### PROBLEM TO SOLVE
Say the number of lines containing the string "this", and say nothing else.

### AVAILABLE RECORDS
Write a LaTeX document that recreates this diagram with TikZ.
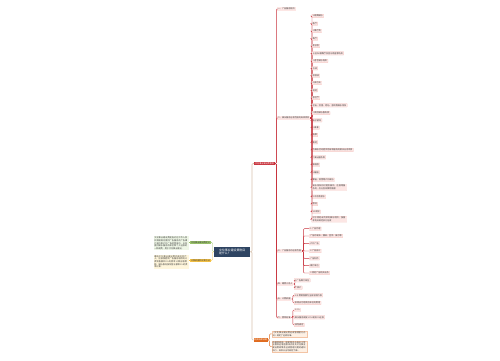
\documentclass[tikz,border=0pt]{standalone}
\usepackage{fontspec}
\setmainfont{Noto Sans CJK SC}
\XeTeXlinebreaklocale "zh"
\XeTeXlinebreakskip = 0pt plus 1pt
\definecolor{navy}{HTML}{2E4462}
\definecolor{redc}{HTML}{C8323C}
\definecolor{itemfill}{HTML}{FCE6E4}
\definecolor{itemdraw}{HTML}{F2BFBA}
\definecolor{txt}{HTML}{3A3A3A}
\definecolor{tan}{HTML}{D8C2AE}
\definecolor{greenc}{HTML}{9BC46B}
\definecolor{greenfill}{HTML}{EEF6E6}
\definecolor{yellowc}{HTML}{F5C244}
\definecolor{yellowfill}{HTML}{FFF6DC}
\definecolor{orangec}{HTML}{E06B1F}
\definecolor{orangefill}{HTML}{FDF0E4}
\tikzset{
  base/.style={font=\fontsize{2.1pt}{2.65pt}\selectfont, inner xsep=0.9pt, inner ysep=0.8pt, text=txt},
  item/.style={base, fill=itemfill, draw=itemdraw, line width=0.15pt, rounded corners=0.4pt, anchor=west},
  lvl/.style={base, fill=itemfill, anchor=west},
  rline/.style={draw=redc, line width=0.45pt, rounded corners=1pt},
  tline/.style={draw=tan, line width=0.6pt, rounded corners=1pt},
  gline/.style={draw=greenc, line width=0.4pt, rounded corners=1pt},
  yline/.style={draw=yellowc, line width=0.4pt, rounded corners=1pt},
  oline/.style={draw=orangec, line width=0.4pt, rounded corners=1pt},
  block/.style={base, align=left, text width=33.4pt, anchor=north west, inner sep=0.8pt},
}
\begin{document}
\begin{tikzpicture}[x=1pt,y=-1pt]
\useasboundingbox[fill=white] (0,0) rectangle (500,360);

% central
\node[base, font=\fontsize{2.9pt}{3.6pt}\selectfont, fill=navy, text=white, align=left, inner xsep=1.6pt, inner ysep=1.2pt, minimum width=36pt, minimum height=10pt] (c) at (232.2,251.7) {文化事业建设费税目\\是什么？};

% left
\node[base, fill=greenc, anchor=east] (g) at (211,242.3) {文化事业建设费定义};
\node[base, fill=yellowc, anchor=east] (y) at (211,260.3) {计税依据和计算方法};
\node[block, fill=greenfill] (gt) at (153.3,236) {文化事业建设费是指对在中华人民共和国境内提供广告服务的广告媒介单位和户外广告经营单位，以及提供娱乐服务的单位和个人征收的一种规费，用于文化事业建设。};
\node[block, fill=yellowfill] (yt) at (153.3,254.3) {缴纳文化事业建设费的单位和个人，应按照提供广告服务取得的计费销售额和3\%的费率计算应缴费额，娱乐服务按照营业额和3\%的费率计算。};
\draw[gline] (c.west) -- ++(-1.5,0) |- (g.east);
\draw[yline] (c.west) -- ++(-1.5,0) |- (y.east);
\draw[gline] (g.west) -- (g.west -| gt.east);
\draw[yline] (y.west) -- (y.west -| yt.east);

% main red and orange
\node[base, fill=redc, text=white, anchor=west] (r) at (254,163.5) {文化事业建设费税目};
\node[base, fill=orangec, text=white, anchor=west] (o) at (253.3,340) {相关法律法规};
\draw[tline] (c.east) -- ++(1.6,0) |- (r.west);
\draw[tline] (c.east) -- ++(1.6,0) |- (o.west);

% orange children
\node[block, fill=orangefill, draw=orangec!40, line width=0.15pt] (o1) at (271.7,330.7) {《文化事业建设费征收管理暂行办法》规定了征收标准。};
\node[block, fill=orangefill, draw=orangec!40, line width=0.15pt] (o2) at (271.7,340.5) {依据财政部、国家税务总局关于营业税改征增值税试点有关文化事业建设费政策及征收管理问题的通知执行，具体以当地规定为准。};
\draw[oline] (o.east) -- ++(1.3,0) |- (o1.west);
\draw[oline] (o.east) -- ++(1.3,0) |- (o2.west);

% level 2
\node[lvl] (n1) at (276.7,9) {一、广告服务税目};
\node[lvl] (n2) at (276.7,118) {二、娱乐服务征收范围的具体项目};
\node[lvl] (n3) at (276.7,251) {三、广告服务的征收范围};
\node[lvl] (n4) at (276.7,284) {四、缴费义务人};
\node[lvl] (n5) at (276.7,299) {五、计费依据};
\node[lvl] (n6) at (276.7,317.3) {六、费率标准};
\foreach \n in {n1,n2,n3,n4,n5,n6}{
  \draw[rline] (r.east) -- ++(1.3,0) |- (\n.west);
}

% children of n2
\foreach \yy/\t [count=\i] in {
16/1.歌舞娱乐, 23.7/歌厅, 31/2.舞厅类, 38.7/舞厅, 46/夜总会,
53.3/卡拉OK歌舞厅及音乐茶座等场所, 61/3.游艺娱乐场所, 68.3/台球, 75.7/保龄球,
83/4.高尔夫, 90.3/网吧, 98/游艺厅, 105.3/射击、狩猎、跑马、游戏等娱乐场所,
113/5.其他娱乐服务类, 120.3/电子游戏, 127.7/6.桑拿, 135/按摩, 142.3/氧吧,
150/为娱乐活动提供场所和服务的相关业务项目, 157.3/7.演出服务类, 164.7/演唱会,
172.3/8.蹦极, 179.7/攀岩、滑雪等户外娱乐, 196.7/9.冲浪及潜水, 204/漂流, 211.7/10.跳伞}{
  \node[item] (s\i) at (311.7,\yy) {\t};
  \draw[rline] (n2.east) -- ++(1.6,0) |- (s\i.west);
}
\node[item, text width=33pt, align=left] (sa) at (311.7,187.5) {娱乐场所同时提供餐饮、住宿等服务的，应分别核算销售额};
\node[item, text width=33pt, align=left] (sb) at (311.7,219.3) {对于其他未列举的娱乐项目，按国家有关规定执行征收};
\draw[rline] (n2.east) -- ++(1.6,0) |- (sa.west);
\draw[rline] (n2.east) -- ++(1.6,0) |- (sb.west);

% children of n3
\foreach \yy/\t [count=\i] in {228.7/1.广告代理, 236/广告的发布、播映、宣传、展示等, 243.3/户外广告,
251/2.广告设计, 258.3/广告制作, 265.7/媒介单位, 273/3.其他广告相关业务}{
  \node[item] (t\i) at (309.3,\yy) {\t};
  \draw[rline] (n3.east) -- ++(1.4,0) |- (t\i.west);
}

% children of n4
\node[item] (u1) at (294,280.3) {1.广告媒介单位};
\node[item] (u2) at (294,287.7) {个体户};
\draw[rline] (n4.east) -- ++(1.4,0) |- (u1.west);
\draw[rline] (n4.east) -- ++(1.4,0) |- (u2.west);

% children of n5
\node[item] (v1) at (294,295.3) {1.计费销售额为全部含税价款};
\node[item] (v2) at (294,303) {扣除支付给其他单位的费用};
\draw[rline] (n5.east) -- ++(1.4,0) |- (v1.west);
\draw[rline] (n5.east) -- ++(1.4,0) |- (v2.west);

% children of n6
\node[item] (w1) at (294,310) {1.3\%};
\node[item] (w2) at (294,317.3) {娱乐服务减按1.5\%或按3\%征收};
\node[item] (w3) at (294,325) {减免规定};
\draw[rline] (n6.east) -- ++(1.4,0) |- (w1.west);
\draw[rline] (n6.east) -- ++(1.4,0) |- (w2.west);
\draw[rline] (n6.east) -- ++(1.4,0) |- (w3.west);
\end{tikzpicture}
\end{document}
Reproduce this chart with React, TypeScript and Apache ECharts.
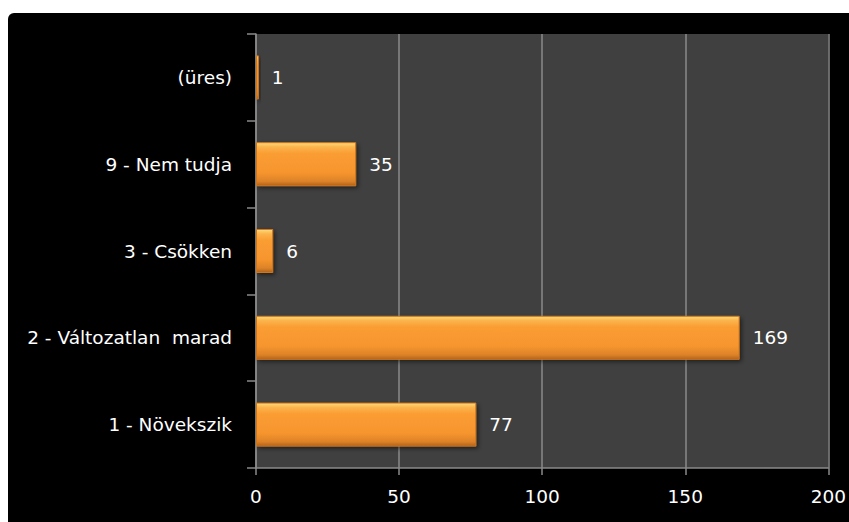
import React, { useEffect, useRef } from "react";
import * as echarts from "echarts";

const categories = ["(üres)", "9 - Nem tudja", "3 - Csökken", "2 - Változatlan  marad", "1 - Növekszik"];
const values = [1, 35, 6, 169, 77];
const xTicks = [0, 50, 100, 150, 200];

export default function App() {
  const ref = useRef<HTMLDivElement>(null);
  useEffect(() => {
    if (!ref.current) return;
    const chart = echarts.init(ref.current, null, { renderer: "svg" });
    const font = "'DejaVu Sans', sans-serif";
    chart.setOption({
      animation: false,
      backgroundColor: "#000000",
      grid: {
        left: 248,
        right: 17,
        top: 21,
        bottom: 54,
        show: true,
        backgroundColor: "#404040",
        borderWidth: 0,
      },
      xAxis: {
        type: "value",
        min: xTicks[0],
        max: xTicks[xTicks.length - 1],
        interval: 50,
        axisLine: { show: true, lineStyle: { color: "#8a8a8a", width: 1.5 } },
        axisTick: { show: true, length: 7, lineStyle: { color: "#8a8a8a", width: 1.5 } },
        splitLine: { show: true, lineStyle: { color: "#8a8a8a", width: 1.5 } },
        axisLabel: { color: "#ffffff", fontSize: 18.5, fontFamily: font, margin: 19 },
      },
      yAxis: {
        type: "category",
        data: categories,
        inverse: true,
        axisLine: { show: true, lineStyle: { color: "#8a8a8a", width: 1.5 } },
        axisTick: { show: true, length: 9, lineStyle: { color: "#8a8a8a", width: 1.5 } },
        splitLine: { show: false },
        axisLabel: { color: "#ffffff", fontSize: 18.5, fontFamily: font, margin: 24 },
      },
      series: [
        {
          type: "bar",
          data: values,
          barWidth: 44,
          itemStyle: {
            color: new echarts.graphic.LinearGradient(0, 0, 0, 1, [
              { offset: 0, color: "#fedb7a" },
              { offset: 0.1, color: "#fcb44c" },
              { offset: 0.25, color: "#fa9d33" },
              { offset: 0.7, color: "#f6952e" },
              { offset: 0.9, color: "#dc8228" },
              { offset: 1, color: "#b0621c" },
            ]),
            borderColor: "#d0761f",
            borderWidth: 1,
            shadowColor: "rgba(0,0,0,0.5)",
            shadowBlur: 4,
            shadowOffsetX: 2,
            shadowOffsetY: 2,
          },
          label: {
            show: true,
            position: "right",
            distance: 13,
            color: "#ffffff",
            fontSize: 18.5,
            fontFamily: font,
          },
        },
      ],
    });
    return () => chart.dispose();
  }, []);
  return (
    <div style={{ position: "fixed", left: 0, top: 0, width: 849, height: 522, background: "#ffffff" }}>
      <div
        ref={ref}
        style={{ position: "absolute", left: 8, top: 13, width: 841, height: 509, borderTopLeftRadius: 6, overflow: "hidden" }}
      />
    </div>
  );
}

### RESULT OF THE TASK
2